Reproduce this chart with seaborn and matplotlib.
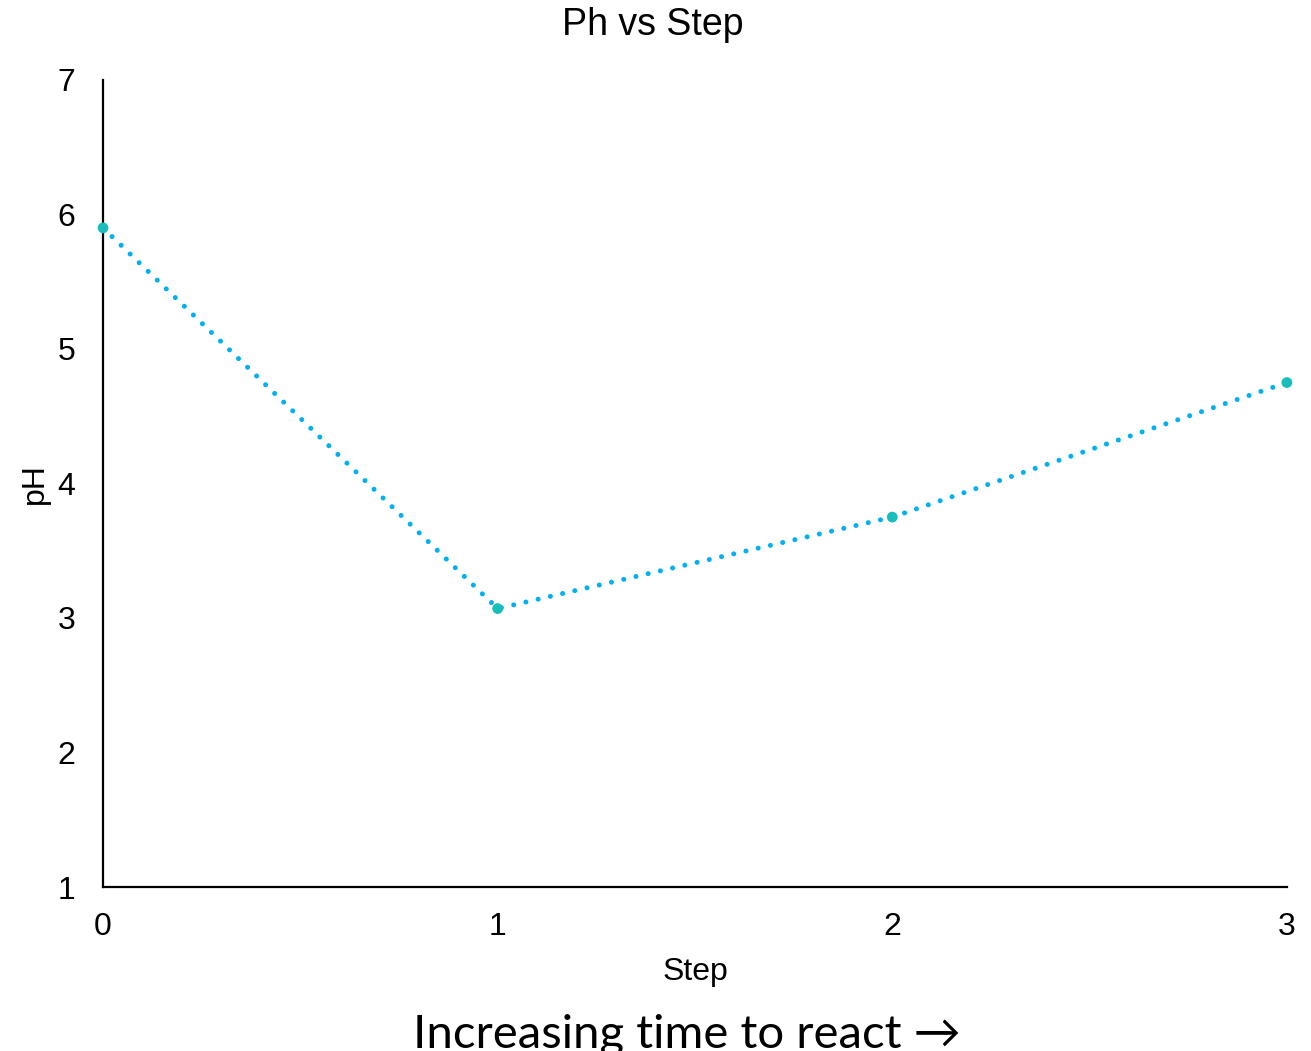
import matplotlib
matplotlib.use("Agg")
import matplotlib.pyplot as plt
import seaborn as sns
import pandas as pd

steps = [0, 1, 2, 3]
ph_values = [5.9, 3.07, 3.75, 4.75]

df = pd.DataFrame({"Step": steps, "pH": ph_values})

sns.set_style("white")
plt.rcParams["font.family"] = ["Liberation Sans", "DejaVu Sans"]
plt.rcParams["text.color"] = "black"
plt.rcParams["axes.labelcolor"] = "black"
plt.rcParams["xtick.color"] = "black"
plt.rcParams["ytick.color"] = "black"

fig = plt.figure(figsize=(13.11, 10.51), dpi=100)
ax = fig.add_axes([0.0786, 0.156, 0.903, 0.768])

sns.lineplot(data=df, x="Step", y="pH", ax=ax, color="#00B0F0",
             linestyle=(0, (0.01, 2.5)), linewidth=3.6,
             dash_capstyle="round")
sns.scatterplot(data=df, x="Step", y="pH", ax=ax, color="#17BEBB",
                s=60, edgecolor="none", zorder=3, clip_on=False)

ax.set_xlim(0, 3)
ax.set_ylim(1, 7)
ax.set_xticks(steps)
ax.set_yticks(range(1, 8))
ax.tick_params(axis="x", labelsize=23, length=0, pad=18)
ax.tick_params(axis="y", labelsize=23, length=0, pad=20)
ax.set_xlabel("Step", fontsize=23, labelpad=11)
ax.set_ylabel("pH", fontsize=23, labelpad=5)

fig.text(0.498, 0.976, "Ph vs Step", ha="center", va="center", fontsize=27)

sns.despine(ax=ax)
for side in ["left", "bottom"]:
    ax.spines[side].set_color("black")
    ax.spines[side].set_linewidth(1.6)

fig.text(0.524, 0.003, "Increasing time to react \u2192", ha="center", va="baseline",
         fontsize=34, family=["Lato", "DejaVu Sans"], color="black")

fig.savefig("out.png", dpi=100)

WHAT IS NEEDED =
Search the preceding listing for the word "matplotlib" and pull out every line that holds it.

EXERCISE RESULT =
Reproduce this chart with seaborn and matplotlib.
import matplotlib
matplotlib.use("Agg")
import matplotlib.pyplot as plt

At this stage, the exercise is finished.